Helping your kid transition from teenager to adulthood requires communication, encouragement and guidance, says Lynne Huff, author of Thank You For All You’ve Done For Me. As a former youth minister and mother of two, Huff of Ortonville, in southeast Michigan, says she wrote the book to help moms and dads learn how to parent their teens.
It’s best, she says, if parents start early, by slowly making changes in the way they raise their children. Inching up their curfew or bedtime over a few years, for instance, will make the transition easier for your family.

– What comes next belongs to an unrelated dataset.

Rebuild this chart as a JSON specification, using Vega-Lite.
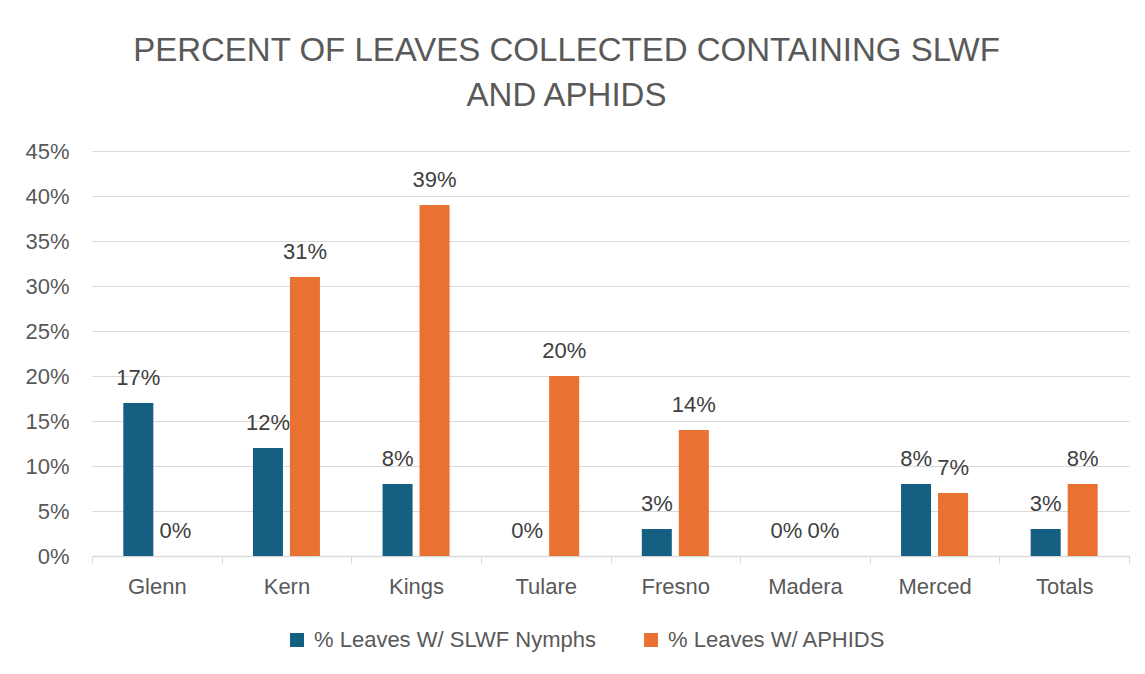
{
  "$schema": "https://vega.github.io/schema/vega-lite/v6.json",
  "width": 1037,
  "height": 405,
  "autosize": {"type": "none"},
  "padding": {"left": 92, "top": 151, "right": 16, "bottom": 118},
  "background": "white",
  "config": {
    "font": "Liberation Sans",
    "view": {"stroke": null}
  },
  "title": {
    "text": ["PERCENT OF LEAVES COLLECTED CONTAINING SLWF", "AND APHIDS"],
    "fontSize": 33,
    "fontWeight": "normal",
    "font": "Liberation Sans",
    "color": "#595959",
    "anchor": "middle",
    "frame": "group",
    "dx": -44,
    "lineHeight": 45,
    "offset": 27
  },
  "data": {
    "values": [
      {"county": "Glenn", "series": "% Leaves W/ SLWF Nymphs", "value": 0.17},
      {"county": "Glenn", "series": "% Leaves W/ APHIDS", "value": 0.0},
      {"county": "Kern", "series": "% Leaves W/ SLWF Nymphs", "value": 0.12},
      {"county": "Kern", "series": "% Leaves W/ APHIDS", "value": 0.31},
      {"county": "Kings", "series": "% Leaves W/ SLWF Nymphs", "value": 0.08},
      {"county": "Kings", "series": "% Leaves W/ APHIDS", "value": 0.39},
      {"county": "Tulare", "series": "% Leaves W/ SLWF Nymphs", "value": 0.0},
      {"county": "Tulare", "series": "% Leaves W/ APHIDS", "value": 0.20},
      {"county": "Fresno", "series": "% Leaves W/ SLWF Nymphs", "value": 0.03},
      {"county": "Fresno", "series": "% Leaves W/ APHIDS", "value": 0.14},
      {"county": "Madera", "series": "% Leaves W/ SLWF Nymphs", "value": 0.0},
      {"county": "Madera", "series": "% Leaves W/ APHIDS", "value": 0.0},
      {"county": "Merced", "series": "% Leaves W/ SLWF Nymphs", "value": 0.08},
      {"county": "Merced", "series": "% Leaves W/ APHIDS", "value": 0.07},
      {"county": "Totals", "series": "% Leaves W/ SLWF Nymphs", "value": 0.03},
      {"county": "Totals", "series": "% Leaves W/ APHIDS", "value": 0.08}
    ]
  },
  "encoding": {
    "x": {
      "field": "county",
      "type": "nominal",
      "sort": null,
      "scale": {"paddingInner": 0, "paddingOuter": 0},
      "axis": {
        "title": null,
        "labelAngle": 0,
        "labelFontSize": 22,
        "labelColor": "#595959",
        "labelPadding": 13,
        "tickBand": "extent",
        "tickSize": 7,
        "tickColor": "#d9d9d9",
        "domainColor": "#d9d9d9",
        "domainWidth": 1.5,
        "grid": false
      }
    },
    "xOffset": {
      "field": "series",
      "type": "nominal",
      "sort": ["% Leaves W/ SLWF Nymphs", "% Leaves W/ APHIDS"],
      "scale": {"paddingInner": 0.189, "paddingOuter": 0.846}
    },
    "y": {
      "field": "value",
      "type": "quantitative",
      "scale": {"domain": [0, 0.45]},
      "axis": {
        "title": null,
        "values": [0, 0.05, 0.1, 0.15, 0.2, 0.25, 0.3, 0.35, 0.4, 0.45],
        "format": ".0%",
        "labelFontSize": 22,
        "labelColor": "#595959",
        "labelPadding": 23,
        "ticks": false,
        "domain": false,
        "gridColor": "#d9d9d9",
        "gridWidth": 1.2
      }
    }
  },
  "layer": [
    {
      "mark": {"type": "bar"},
      "encoding": {
        "color": {
          "field": "series",
          "type": "nominal",
          "scale": {
            "domain": ["% Leaves W/ SLWF Nymphs", "% Leaves W/ APHIDS"],
            "range": ["#156082", "#E97132"]
          },
          "legend": {
            "title": null,
            "orient": "none",
            "direction": "horizontal",
            "legendX": 194,
            "legendY": 478,
            "symbolType": "square",
            "symbolSize": 196,
            "symbolStrokeWidth": 0,
            "symbolOpacity": 1,
            "labelFontSize": 22,
            "labelLimit": 500,
            "labelColor": "#595959",
            "labelOffset": 6,
            "columnPadding": 44
          }
        }
      }
    },
    {
      "mark": {"type": "text", "baseline": "alphabetic", "dy": -18, "fontSize": 22, "color": "#404040"},
      "encoding": {
        "text": {"field": "value", "type": "quantitative", "format": ".0%"}
      }
    }
  ]
}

To give parents a jumpstart on having a good relationship with their teens, Huff offers these 10 tips:
1. Family rituals
Maybe it’s a day at the park or a movie night at home. It doesn’t matter what you do, as long as you designate a day or time to spend together. In the long run, this ritual breaks down the wall between parents and children – and opens up discussion when needed. “Family time should be fun and enriching, not just times to discuss and iron-out problems,” Huff says.
2. Words of wisdom
Having worked as a youth minister for more than 15 years, religion is important to Huff – and in her book, she advises families to create a family prayer to recite before dinner or bed. If that’s not a factor for your family, Huff says you can read an inspirational poem or quote that resonates with your family as an alternative to a prayer.
3. Rites of passage
As your teens transition, it’s important to give them the opportunity to make decisions for themselves. However, as Huff points out, this isn’t something you can do overnight. Slowly, give your children the chance to make their own decisions, but help guide them. Remember: Part of growing up is making bad choices and learning from them. In fact, that’s part of life for young and old.
4. Be a role model
Demonstrate positive ways to learn, resolve conflict and make decisions. Your children will notice your example.

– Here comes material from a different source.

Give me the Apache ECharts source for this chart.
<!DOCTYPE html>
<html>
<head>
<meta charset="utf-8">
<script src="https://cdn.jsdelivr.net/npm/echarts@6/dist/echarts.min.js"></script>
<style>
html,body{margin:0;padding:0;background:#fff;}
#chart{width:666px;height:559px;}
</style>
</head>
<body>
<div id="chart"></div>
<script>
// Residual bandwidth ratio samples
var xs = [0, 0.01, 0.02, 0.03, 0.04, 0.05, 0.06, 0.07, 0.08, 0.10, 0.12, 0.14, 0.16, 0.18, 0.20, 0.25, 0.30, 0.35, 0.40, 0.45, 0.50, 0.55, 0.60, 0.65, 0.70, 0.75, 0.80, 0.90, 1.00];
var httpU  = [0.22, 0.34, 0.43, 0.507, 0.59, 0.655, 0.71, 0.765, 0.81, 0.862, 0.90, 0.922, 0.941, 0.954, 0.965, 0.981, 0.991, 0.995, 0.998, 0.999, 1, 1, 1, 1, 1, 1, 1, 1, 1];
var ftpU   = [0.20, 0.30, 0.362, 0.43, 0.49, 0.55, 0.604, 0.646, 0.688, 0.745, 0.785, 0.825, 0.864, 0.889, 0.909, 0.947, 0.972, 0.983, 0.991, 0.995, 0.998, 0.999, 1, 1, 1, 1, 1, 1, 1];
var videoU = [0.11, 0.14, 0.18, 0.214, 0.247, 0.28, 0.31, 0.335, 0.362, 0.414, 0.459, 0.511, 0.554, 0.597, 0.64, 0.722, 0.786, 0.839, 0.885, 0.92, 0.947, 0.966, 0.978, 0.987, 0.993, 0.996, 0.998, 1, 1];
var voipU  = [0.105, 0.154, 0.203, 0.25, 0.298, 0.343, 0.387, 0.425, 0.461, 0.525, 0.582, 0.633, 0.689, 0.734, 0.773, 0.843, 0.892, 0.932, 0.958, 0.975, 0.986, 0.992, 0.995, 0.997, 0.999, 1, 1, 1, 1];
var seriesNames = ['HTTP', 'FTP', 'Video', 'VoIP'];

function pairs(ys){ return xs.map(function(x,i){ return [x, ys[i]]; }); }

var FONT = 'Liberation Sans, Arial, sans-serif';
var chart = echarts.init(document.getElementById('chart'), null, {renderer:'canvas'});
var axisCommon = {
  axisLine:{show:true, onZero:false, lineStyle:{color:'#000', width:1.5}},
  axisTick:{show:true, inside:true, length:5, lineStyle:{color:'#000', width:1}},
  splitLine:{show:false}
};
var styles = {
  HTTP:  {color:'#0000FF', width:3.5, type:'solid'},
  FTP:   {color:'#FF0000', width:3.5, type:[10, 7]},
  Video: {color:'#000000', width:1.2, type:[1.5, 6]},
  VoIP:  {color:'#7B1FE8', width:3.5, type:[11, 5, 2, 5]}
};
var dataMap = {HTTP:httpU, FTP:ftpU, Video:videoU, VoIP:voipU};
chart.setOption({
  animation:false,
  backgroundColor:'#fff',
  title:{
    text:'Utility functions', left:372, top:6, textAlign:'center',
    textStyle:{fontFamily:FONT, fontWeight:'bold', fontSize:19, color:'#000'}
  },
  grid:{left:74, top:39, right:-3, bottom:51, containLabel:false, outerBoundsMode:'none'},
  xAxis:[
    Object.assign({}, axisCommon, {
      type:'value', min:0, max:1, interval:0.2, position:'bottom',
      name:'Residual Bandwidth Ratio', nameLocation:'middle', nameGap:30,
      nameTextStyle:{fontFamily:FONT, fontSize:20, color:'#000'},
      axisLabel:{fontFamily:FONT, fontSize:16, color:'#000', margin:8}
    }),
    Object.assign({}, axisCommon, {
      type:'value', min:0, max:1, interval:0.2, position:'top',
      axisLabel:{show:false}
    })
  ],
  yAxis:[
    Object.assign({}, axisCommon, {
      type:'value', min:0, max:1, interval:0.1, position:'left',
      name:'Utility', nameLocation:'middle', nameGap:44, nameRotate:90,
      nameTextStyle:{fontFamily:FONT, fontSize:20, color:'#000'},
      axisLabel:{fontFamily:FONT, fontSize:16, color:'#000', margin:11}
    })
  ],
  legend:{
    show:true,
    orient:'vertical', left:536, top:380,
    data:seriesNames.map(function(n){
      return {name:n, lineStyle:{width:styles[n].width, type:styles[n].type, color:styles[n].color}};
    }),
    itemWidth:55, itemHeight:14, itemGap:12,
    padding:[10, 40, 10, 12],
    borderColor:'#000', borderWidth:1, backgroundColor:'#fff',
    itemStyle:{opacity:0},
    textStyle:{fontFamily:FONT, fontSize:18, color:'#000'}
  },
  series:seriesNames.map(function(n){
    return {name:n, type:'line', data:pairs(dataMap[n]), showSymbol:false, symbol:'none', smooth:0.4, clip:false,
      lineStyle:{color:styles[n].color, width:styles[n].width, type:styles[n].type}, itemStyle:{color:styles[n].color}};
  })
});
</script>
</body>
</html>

5. Show appreciation and affection
No matter what age your children are, they will always crave affection from mom and dad – even if they don’t admit it.
6. Make time
Between work, maintaining a home and raising a family, life can get hectic, but stop and spend some time with your child. It’s those moments when you’re simply engaging your child, without distraction, that matter the most to them. And it’s amazing how much you can learn about them when you’re not grilling them but simply hanging out and enjoying each other’s company.
7. Show them the way
Help guide your children. Teach them how to do practical things like cooking dinner or balancing a monthly budget. This is the time when they are learning practical skills that will serve them into adulthood.
8. Set clear rules and boundaries, and stick to them
Kids – no matter their age – need some boundaries. It helps them set limits, feel a sense of security that someone cares, and sometimes can help ensure their safety. Be sure that you have clear rules for your family. And enforce them. If you let kids slide, you may as well not have the rules, since your kids won’t take them seriously.
9. Express enthusiasm
When your children do well, let them know. Praise them and encourage them to keep making good decisions. Positive reinforcement really does work well in shaping behavior.
10. Have fun and laugh a lot
Life can’t be serious all the time. Enjoy it, and enjoy the time you spend with your family.